**Written task:** Please write the listing below out again exactly, leaving every picture behind.

= = = = = = =

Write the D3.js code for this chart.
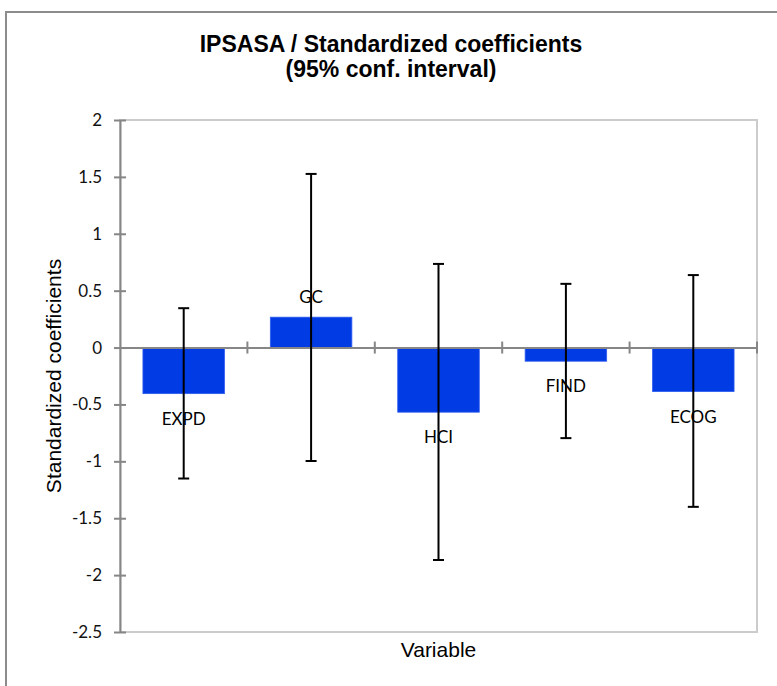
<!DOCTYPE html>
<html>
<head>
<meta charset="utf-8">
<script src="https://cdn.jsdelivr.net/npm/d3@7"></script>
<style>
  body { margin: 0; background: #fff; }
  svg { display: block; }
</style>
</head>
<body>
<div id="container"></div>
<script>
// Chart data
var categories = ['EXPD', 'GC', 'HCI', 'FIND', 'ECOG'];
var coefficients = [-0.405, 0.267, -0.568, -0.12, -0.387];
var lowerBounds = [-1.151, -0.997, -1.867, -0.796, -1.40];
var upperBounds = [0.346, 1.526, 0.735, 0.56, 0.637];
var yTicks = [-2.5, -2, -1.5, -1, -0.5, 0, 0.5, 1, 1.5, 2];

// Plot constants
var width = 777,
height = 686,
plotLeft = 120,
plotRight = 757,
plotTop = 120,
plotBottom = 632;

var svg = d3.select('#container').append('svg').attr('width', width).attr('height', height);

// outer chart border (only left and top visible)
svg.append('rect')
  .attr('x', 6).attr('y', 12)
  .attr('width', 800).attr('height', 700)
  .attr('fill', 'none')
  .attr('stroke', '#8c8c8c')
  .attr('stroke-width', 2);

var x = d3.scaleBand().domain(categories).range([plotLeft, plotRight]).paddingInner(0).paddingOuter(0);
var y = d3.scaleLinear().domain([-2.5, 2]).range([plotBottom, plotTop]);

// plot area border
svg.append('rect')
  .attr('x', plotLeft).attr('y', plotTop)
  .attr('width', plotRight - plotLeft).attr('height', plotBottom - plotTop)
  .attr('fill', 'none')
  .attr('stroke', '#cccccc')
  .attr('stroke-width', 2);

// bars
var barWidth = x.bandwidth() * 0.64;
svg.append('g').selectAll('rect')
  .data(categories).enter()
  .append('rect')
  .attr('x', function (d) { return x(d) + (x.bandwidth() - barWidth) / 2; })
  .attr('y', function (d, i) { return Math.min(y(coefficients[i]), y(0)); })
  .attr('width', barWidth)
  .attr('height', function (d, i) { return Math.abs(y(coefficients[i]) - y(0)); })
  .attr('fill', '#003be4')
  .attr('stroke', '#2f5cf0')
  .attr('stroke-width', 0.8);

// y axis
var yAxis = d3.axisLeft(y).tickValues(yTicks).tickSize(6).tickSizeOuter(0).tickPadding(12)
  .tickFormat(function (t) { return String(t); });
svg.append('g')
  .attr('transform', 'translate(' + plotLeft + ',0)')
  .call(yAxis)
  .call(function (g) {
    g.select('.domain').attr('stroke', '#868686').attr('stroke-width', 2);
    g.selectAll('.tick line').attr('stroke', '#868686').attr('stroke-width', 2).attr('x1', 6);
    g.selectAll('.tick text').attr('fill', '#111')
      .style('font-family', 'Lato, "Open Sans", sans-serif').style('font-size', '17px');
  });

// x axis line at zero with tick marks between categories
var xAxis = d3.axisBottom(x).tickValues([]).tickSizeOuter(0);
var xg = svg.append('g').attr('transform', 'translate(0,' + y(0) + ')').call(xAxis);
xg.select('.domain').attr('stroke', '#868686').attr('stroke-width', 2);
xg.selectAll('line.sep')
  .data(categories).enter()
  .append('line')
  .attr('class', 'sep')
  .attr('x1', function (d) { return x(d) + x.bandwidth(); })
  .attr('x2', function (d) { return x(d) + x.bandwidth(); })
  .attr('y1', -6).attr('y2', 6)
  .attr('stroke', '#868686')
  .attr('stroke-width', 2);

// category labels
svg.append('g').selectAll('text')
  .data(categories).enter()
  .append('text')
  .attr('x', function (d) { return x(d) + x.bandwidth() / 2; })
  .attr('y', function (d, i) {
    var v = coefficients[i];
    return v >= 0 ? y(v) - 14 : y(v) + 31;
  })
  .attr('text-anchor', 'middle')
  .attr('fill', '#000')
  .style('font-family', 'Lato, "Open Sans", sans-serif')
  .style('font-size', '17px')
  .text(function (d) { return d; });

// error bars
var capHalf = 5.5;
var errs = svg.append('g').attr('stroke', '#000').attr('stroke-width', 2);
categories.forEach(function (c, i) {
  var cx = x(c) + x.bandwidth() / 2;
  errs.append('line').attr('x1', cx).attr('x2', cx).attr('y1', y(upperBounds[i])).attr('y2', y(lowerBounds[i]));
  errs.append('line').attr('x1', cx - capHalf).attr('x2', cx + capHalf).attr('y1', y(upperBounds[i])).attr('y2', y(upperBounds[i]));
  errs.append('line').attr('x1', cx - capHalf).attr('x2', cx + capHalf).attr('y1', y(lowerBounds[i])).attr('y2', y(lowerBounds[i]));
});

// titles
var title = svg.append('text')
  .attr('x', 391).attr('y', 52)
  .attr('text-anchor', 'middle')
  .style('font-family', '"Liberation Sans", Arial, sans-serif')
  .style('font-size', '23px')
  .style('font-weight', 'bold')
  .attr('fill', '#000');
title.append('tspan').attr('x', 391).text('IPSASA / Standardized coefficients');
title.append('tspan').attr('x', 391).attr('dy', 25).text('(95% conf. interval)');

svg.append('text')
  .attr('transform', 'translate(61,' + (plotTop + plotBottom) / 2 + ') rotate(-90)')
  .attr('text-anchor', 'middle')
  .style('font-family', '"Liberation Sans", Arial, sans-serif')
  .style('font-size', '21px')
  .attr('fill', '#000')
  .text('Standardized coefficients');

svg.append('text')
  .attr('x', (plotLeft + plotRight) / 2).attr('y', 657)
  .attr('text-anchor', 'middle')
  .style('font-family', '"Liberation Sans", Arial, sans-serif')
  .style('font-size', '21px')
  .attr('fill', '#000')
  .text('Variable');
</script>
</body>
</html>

= = = = = = =

**Completed task:**
Write the D3.js code for this chart.
<!DOCTYPE html>
<html>
<head>
<meta charset="utf-8">
<script src="https://cdn.jsdelivr.net/npm/d3@7"></script>
<style>
  body { margin: 0; background: #fff; }
  svg { display: block; }
</style>
</head>
<body>
<div id="container"></div>
<script>
// Chart data
var categories = ['EXPD', 'GC', 'HCI', 'FIND', 'ECOG'];
var coefficients = [-0.405, 0.267, -0.568, -0.12, -0.387];
var lowerBounds = [-1.151, -0.997, -1.867, -0.796, -1.40];
var upperBounds = [0.346, 1.526, 0.735, 0.56, 0.637];
var yTicks = [-2.5, -2, -1.5, -1, -0.5, 0, 0.5, 1, 1.5, 2];

// Plot constants
var width = 777,
height = 686,
plotLeft = 120,
plotRight = 757,
plotTop = 120,
plotBottom = 632;

var svg = d3.select('#container').append('svg').attr('width', width).attr('height', height);

// outer chart border (only left and top visible)
svg.append('rect')
  .attr('x', 6).attr('y', 12)
  .attr('width', 800).attr('height', 700)
  .attr('fill', 'none')
  .attr('stroke', '#8c8c8c')
  .attr('stroke-width', 2);

var x = d3.scaleBand().domain(categories).range([plotLeft, plotRight]).paddingInner(0).paddingOuter(0);
var y = d3.scaleLinear().domain([-2.5, 2]).range([plotBottom, plotTop]);

// plot area border
svg.append('rect')
  .attr('x', plotLeft).attr('y', plotTop)
  .attr('width', plotRight - plotLeft).attr('height', plotBottom - plotTop)
  .attr('fill', 'none')
  .attr('stroke', '#cccccc')
  .attr('stroke-width', 2);

// bars
var barWidth = x.bandwidth() * 0.64;
svg.append('g').selectAll('rect')
  .data(categories).enter()
  .append('rect')
  .attr('x', function (d) { return x(d) + (x.bandwidth() - barWidth) / 2; })
  .attr('y', function (d, i) { return Math.min(y(coefficients[i]), y(0)); })
  .attr('width', barWidth)
  .attr('height', function (d, i) { return Math.abs(y(coefficients[i]) - y(0)); })
  .attr('fill', '#003be4')
  .attr('stroke', '#2f5cf0')
  .attr('stroke-width', 0.8);

// y axis
var yAxis = d3.axisLeft(y).tickValues(yTicks).tickSize(6).tickSizeOuter(0).tickPadding(12)
  .tickFormat(function (t) { return String(t); });
svg.append('g')
  .attr('transform', 'translate(' + plotLeft + ',0)')
  .call(yAxis)
  .call(function (g) {
    g.select('.domain').attr('stroke', '#868686').attr('stroke-width', 2);
    g.selectAll('.tick line').attr('stroke', '#868686').attr('stroke-width', 2).attr('x1', 6);
    g.selectAll('.tick text').attr('fill', '#111')
      .style('font-family', 'Lato, "Open Sans", sans-serif').style('font-size', '17px');
  });

// x axis line at zero with tick marks between categories
var xAxis = d3.axisBottom(x).tickValues([]).tickSizeOuter(0);
var xg = svg.append('g').attr('transform', 'translate(0,' + y(0) + ')').call(xAxis);
xg.select('.domain').attr('stroke', '#868686').attr('stroke-width', 2);
xg.selectAll('line.sep')
  .data(categories).enter()
  .append('line')
  .attr('class', 'sep')
  .attr('x1', function (d) { return x(d) + x.bandwidth(); })
  .attr('x2', function (d) { return x(d) + x.bandwidth(); })
  .attr('y1', -6).attr('y2', 6)
  .attr('stroke', '#868686')
  .attr('stroke-width', 2);

// category labels
svg.append('g').selectAll('text')
  .data(categories).enter()
  .append('text')
  .attr('x', function (d) { return x(d) + x.bandwidth() / 2; })
  .attr('y', function (d, i) {
    var v = coefficients[i];
    return v >= 0 ? y(v) - 14 : y(v) + 31;
  })
  .attr('text-anchor', 'middle')
  .attr('fill', '#000')
  .style('font-family', 'Lato, "Open Sans", sans-serif')
  .style('font-size', '17px')
  .text(function (d) { return d; });

// error bars
var capHalf = 5.5;
var errs = svg.append('g').attr('stroke', '#000').attr('stroke-width', 2);
categories.forEach(function (c, i) {
  var cx = x(c) + x.bandwidth() / 2;
  errs.append('line').attr('x1', cx).attr('x2', cx).attr('y1', y(upperBounds[i])).attr('y2', y(lowerBounds[i]));
  errs.append('line').attr('x1', cx - capHalf).attr('x2', cx + capHalf).attr('y1', y(upperBounds[i])).attr('y2', y(upperBounds[i]));
  errs.append('line').attr('x1', cx - capHalf).attr('x2', cx + capHalf).attr('y1', y(lowerBounds[i])).attr('y2', y(lowerBounds[i]));
});

// titles
var title = svg.append('text')
  .attr('x', 391).attr('y', 52)
  .attr('text-anchor', 'middle')
  .style('font-family', '"Liberation Sans", Arial, sans-serif')
  .style('font-size', '23px')
  .style('font-weight', 'bold')
  .attr('fill', '#000');
title.append('tspan').attr('x', 391).text('IPSASA / Standardized coefficients');
title.append('tspan').attr('x', 391).attr('dy', 25).text('(95% conf. interval)');

svg.append('text')
  .attr('transform', 'translate(61,' + (plotTop + plotBottom) / 2 + ') rotate(-90)')
  .attr('text-anchor', 'middle')
  .style('font-family', '"Liberation Sans", Arial, sans-serif')
  .style('font-size', '21px')
  .attr('fill', '#000')
  .text('Standardized coefficients');

svg.append('text')
  .attr('x', (plotLeft + plotRight) / 2).attr('y', 657)
  .attr('text-anchor', 'middle')
  .style('font-family', '"Liberation Sans", Arial, sans-serif')
  .style('font-size', '21px')
  .attr('fill', '#000')
  .text('Variable');
</script>
</body>
</html>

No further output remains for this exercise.